U.S. officials say no turning point forced a reassessment. “It happened rather gradually,” said the senior official, triggered by everything from the insurgency to shifting budgets to U.S. personnel changes in Baghdad.
The ferocious debate over a new constitution has particularly driven home the gap between the original U.S. goals and the realities after almost 28 months. The U.S. decision to invade Iraq was justified in part by the goal of establishing a secular and modern Iraq that honors human rights and unites disparate ethnic and religious communities.
But whatever the outcome on specific disputes, the document on which Iraq’s future is to be built will require laws to be compliant with Islam. Kurds and Shiites are expecting de facto long-term political privileges. And women’s rights will not be as firmly entrenched as Washington has tried to insist, U.S. officials and Iraq analysts say.
“We set out to establish a democracy, but we’re slowly realizing we will have some form of Islamic republic,” said another U.S. official familiar with policymaking from the beginning, who like some others interviewed would speak candidly only on the condition of anonymity. “That process is being repeated all over.”

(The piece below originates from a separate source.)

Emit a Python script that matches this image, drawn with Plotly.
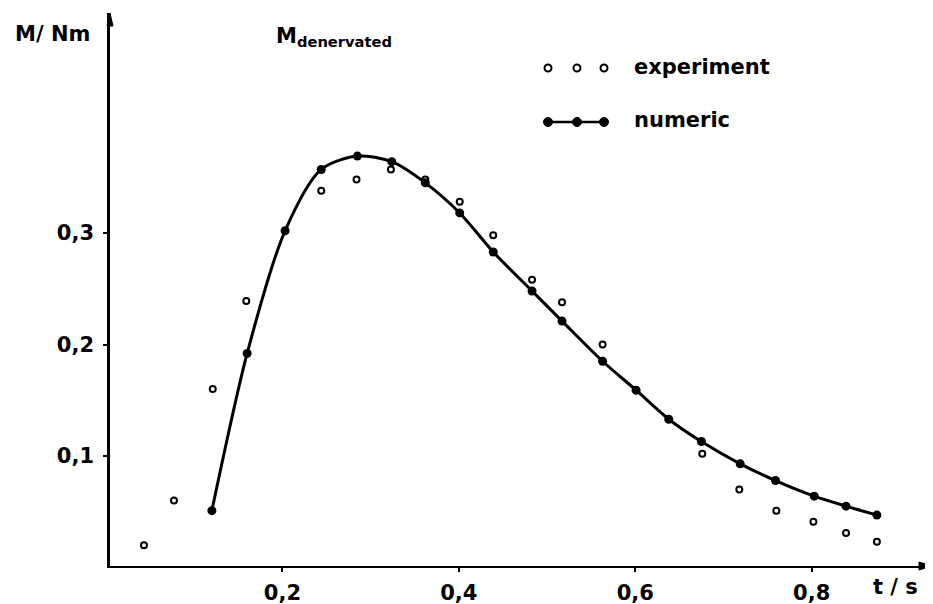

Washington now does not expect to fully defeat the insurgency before departing, but instead to diminish it, officials and analysts said. There is also growing talk of turning over security responsibilities to the Iraqi forces even if they are not fully up to original U.S. expectations, in part because they have local legitimacy that U.S. troops often do not.
“We’ve said we won’t leave a day before it’s necessary. But necessary is the key word — necessary for them or for us? When we finally depart, it will probably be for us,” a U.S. official said.
The realization continues to spread: Bush’s war of choice in Iraq was a huge mistake, with costs that we’ll be paying for many years to come.